### Directions
Transcribe the full listing exactly, and drop every picture.
○ ○ ○ ○ ○ ○ ○
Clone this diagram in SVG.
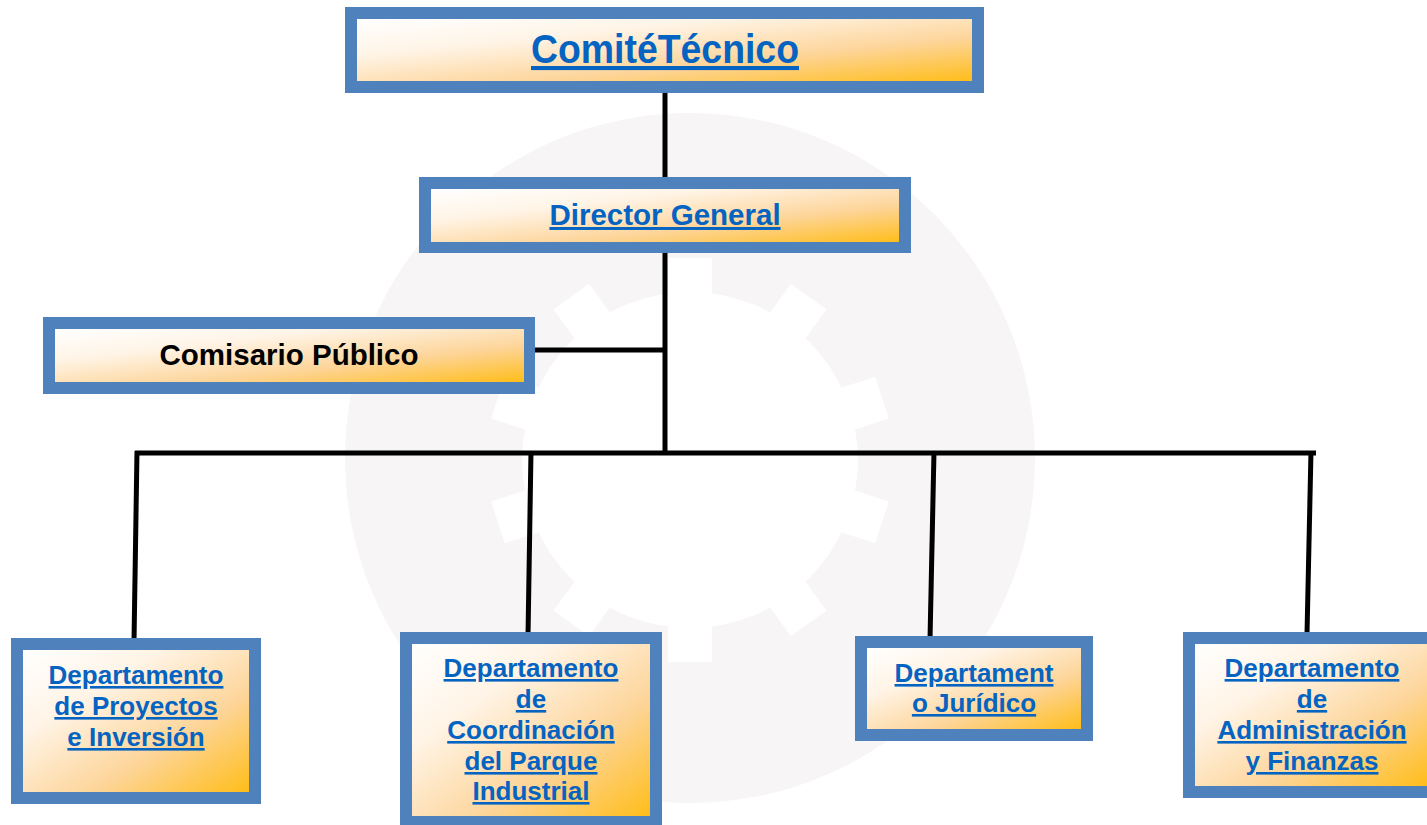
<svg xmlns="http://www.w3.org/2000/svg" width="1427" height="825" viewBox="0 0 1427 825">
  <defs>
    <linearGradient id="fillG" x1="0" y1="0" x2="1" y2="1">
      <stop offset="0" stop-color="#ffffff"/>
      <stop offset="0.3" stop-color="#fff4e6"/>
      <stop offset="0.65" stop-color="#fdd59a"/>
      <stop offset="1" stop-color="#ffbd1a"/>
    </linearGradient>
    <rect id="tooth" x="668" y="258" width="44" height="40"/>
  </defs>
  <style>
    .frame { fill: #4f81bd; }
    .inner { fill: url(#fillG); }
    .lnk { font-family: "Liberation Sans", Arial, sans-serif; font-weight: bold; fill: #0563c1; text-decoration: underline; text-anchor: middle; }
    .plain { font-family: "Liberation Sans", Arial, sans-serif; font-weight: bold; fill: #000000; text-anchor: middle; }
    .dept { font-size: 26px; }
    .conn line { stroke: #000000; stroke-width: 5; stroke-linecap: butt; }
  </style>
  <rect width="1427" height="825" fill="#ffffff"/>
  <g id="watermark">
    <circle cx="690" cy="458" r="345" fill="#f7f5f5"/>
    <g fill="#ffffff">
      <circle cx="690" cy="460" r="168"/>
      <use href="#tooth"/>
      <use href="#tooth" transform="rotate(36 690 460)"/>
      <use href="#tooth" transform="rotate(72 690 460)"/>
      <use href="#tooth" transform="rotate(108 690 460)"/>
      <use href="#tooth" transform="rotate(144 690 460)"/>
      <use href="#tooth" transform="rotate(180 690 460)"/>
      <use href="#tooth" transform="rotate(216 690 460)"/>
      <use href="#tooth" transform="rotate(252 690 460)"/>
      <use href="#tooth" transform="rotate(288 690 460)"/>
      <use href="#tooth" transform="rotate(324 690 460)"/>
    </g>
  </g>
  <g id="connectors" class="conn">
    <line x1="665" y1="90" x2="665" y2="180"/>
    <line x1="665" y1="250" x2="665" y2="455"/>
    <line x1="530" y1="350" x2="667" y2="350"/>
    <line x1="135" y1="453" x2="1316" y2="453"/>
    <line x1="137" y1="451" x2="134" y2="642"/>
    <line x1="531" y1="451" x2="528" y2="636"/>
    <line x1="934" y1="451" x2="930" y2="640"/>
    <line x1="1311" y1="451" x2="1307" y2="634"/>
  </g>
  <g id="comite">
    <rect class="frame" x="345" y="7" width="639" height="86"/>
    <rect class="inner" x="357" y="19" width="615" height="62"/>
    <text class="lnk" x="665" y="63" font-size="41" textLength="268" lengthAdjust="spacingAndGlyphs">ComitéTécnico</text>
  </g>
  <g id="director">
    <rect class="frame" x="419" y="177" width="492" height="76"/>
    <rect class="inner" x="431" y="189" width="468" height="53"/>
    <text class="lnk" x="665" y="225" font-size="29.5">Director General</text>
  </g>
  <g id="comisario">
    <rect class="frame" x="43" y="317" width="492" height="77"/>
    <rect class="inner" x="55" y="329" width="469" height="53"/>
    <text class="plain" x="289" y="365" font-size="29.5">Comisario Público</text>
  </g>
  <g id="dept-proyectos">
    <rect class="frame" x="11" y="638" width="250" height="166"/>
    <rect class="inner" x="23" y="650" width="226" height="142"/>
    <text class="lnk dept" x="136" y="684">Departamento</text>
    <text class="lnk dept" x="136" y="715">de Proyectos</text>
    <text class="lnk dept" x="136" y="746">e Inversión</text>
  </g>
  <g id="dept-coordinacion">
    <rect class="frame" x="400" y="632" width="262" height="200"/>
    <rect class="inner" x="412" y="644" width="238" height="172"/>
    <text class="lnk dept" x="531" y="677">Departamento</text>
    <text class="lnk dept" x="531" y="708">de</text>
    <text class="lnk dept" x="531" y="739">Coordinación</text>
    <text class="lnk dept" x="531" y="770">del Parque</text>
    <text class="lnk dept" x="531" y="800">Industrial</text>
  </g>
  <g id="dept-juridico">
    <rect class="frame" x="855" y="636" width="238" height="105"/>
    <rect class="inner" x="867" y="648" width="214" height="81"/>
    <text class="lnk dept" x="974" y="682">Departament</text>
    <text class="lnk dept" x="974" y="712">o Jurídico</text>
  </g>
  <g id="dept-administracion">
    <rect class="frame" x="1183" y="632" width="256" height="166"/>
    <rect class="inner" x="1195" y="644" width="232" height="142"/>
    <text class="lnk dept" x="1312" y="677">Departamento</text>
    <text class="lnk dept" x="1312" y="708">de</text>
    <text class="lnk dept" x="1312" y="739">Administración</text>
    <text class="lnk dept" x="1312" y="770">y Finanzas</text>
  </g>
</svg>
○ ○ ○ ○ ○ ○ ○
### Task response
Clone this diagram in SVG.
<svg xmlns="http://www.w3.org/2000/svg" width="1427" height="825" viewBox="0 0 1427 825">
  <defs>
    <linearGradient id="fillG" x1="0" y1="0" x2="1" y2="1">
      <stop offset="0" stop-color="#ffffff"/>
      <stop offset="0.3" stop-color="#fff4e6"/>
      <stop offset="0.65" stop-color="#fdd59a"/>
      <stop offset="1" stop-color="#ffbd1a"/>
    </linearGradient>
    <rect id="tooth" x="668" y="258" width="44" height="40"/>
  </defs>
  <style>
    .frame { fill: #4f81bd; }
    .inner { fill: url(#fillG); }
    .lnk { font-family: "Liberation Sans", Arial, sans-serif; font-weight: bold; fill: #0563c1; text-decoration: underline; text-anchor: middle; }
    .plain { font-family: "Liberation Sans", Arial, sans-serif; font-weight: bold; fill: #000000; text-anchor: middle; }
    .dept { font-size: 26px; }
    .conn line { stroke: #000000; stroke-width: 5; stroke-linecap: butt; }
  </style>
  <rect width="1427" height="825" fill="#ffffff"/>
  <g id="watermark">
    <circle cx="690" cy="458" r="345" fill="#f7f5f5"/>
    <g fill="#ffffff">
      <circle cx="690" cy="460" r="168"/>
      <use href="#tooth"/>
      <use href="#tooth" transform="rotate(36 690 460)"/>
      <use href="#tooth" transform="rotate(72 690 460)"/>
      <use href="#tooth" transform="rotate(108 690 460)"/>
      <use href="#tooth" transform="rotate(144 690 460)"/>
      <use href="#tooth" transform="rotate(180 690 460)"/>
      <use href="#tooth" transform="rotate(216 690 460)"/>
      <use href="#tooth" transform="rotate(252 690 460)"/>
      <use href="#tooth" transform="rotate(288 690 460)"/>
      <use href="#tooth" transform="rotate(324 690 460)"/>
    </g>
  </g>
  <g id="connectors" class="conn">
    <line x1="665" y1="90" x2="665" y2="180"/>
    <line x1="665" y1="250" x2="665" y2="455"/>
    <line x1="530" y1="350" x2="667" y2="350"/>
    <line x1="135" y1="453" x2="1316" y2="453"/>
    <line x1="137" y1="451" x2="134" y2="642"/>
    <line x1="531" y1="451" x2="528" y2="636"/>
    <line x1="934" y1="451" x2="930" y2="640"/>
    <line x1="1311" y1="451" x2="1307" y2="634"/>
  </g>
  <g id="comite">
    <rect class="frame" x="345" y="7" width="639" height="86"/>
    <rect class="inner" x="357" y="19" width="615" height="62"/>
    <text class="lnk" x="665" y="63" font-size="41" textLength="268" lengthAdjust="spacingAndGlyphs">ComitéTécnico</text>
  </g>
  <g id="director">
    <rect class="frame" x="419" y="177" width="492" height="76"/>
    <rect class="inner" x="431" y="189" width="468" height="53"/>
    <text class="lnk" x="665" y="225" font-size="29.5">Director General</text>
  </g>
  <g id="comisario">
    <rect class="frame" x="43" y="317" width="492" height="77"/>
    <rect class="inner" x="55" y="329" width="469" height="53"/>
    <text class="plain" x="289" y="365" font-size="29.5">Comisario Público</text>
  </g>
  <g id="dept-proyectos">
    <rect class="frame" x="11" y="638" width="250" height="166"/>
    <rect class="inner" x="23" y="650" width="226" height="142"/>
    <text class="lnk dept" x="136" y="684">Departamento</text>
    <text class="lnk dept" x="136" y="715">de Proyectos</text>
    <text class="lnk dept" x="136" y="746">e Inversión</text>
  </g>
  <g id="dept-coordinacion">
    <rect class="frame" x="400" y="632" width="262" height="200"/>
    <rect class="inner" x="412" y="644" width="238" height="172"/>
    <text class="lnk dept" x="531" y="677">Departamento</text>
    <text class="lnk dept" x="531" y="708">de</text>
    <text class="lnk dept" x="531" y="739">Coordinación</text>
    <text class="lnk dept" x="531" y="770">del Parque</text>
    <text class="lnk dept" x="531" y="800">Industrial</text>
  </g>
  <g id="dept-juridico">
    <rect class="frame" x="855" y="636" width="238" height="105"/>
    <rect class="inner" x="867" y="648" width="214" height="81"/>
    <text class="lnk dept" x="974" y="682">Departament</text>
    <text class="lnk dept" x="974" y="712">o Jurídico</text>
  </g>
  <g id="dept-administracion">
    <rect class="frame" x="1183" y="632" width="256" height="166"/>
    <rect class="inner" x="1195" y="644" width="232" height="142"/>
    <text class="lnk dept" x="1312" y="677">Departamento</text>
    <text class="lnk dept" x="1312" y="708">de</text>
    <text class="lnk dept" x="1312" y="739">Administración</text>
    <text class="lnk dept" x="1312" y="770">y Finanzas</text>
  </g>
</svg>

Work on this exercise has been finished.